The footprint of the text is small in that it’s speaking of a specific region and individual.

As for the animals for the human couple to work with, it says no suitable helper was found. God’s only interest here seems to be what Adam would name these animals.

(Jeremy Christian) #100

Agreed. Plus, it does not seem, whether reading the creation account or observing the natural world, that God does not generally just “poof” things into existence.

(Guy Coe) #101

The other interests here would be in God reinforcing Adam’s role as image-bearer, in them working out a shared language, and in Adam gradually identifying his need for a truly corresponding peer and wife, instead of just animals as companions.
The Hebrew phrase behind “suitable helper” is totally worth your researching and discovering the fullness of on your own.
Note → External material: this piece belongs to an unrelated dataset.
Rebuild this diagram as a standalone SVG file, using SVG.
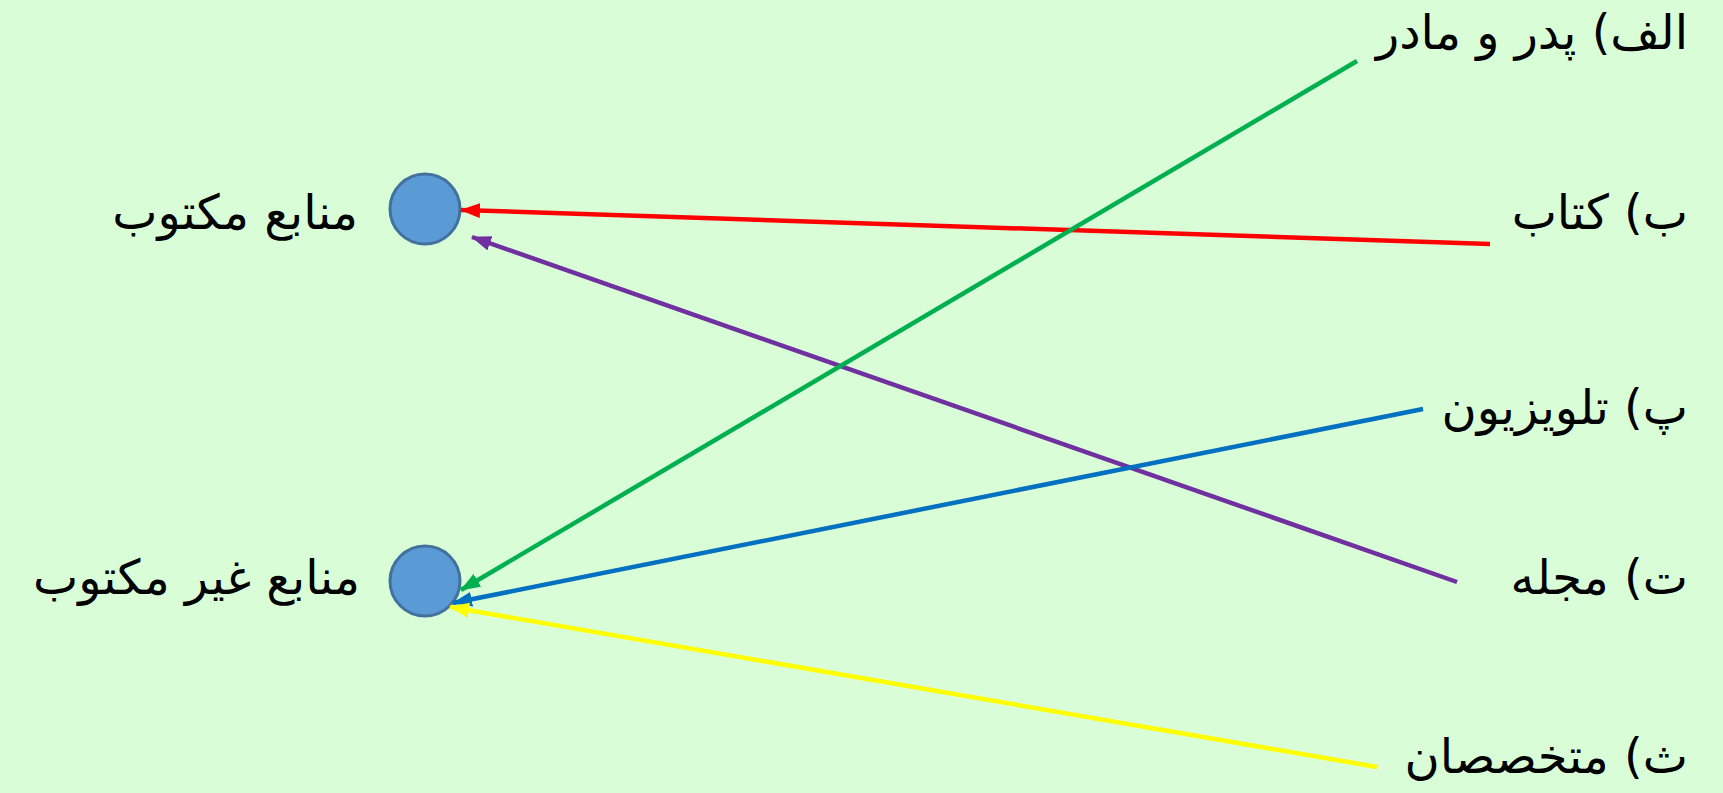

I’ll be interested to see what you come up with!
As for “poofing things into existence,” as far as I can tell, the Hebrew goes to some lengths to have us avoid that conclusion.

(Jeremy Christian) #102

If your goal is to translate the meaning of the text, why would you ever desire to put your own stress points on it in any way?

(George) #103


Double negatives sometimes defeat me. Are you saying poofing is rare or is common?

(Jeremy Christian) #104

Rare. God creates through evolving processes. Not instant existence.

God works within and through the invented system He created.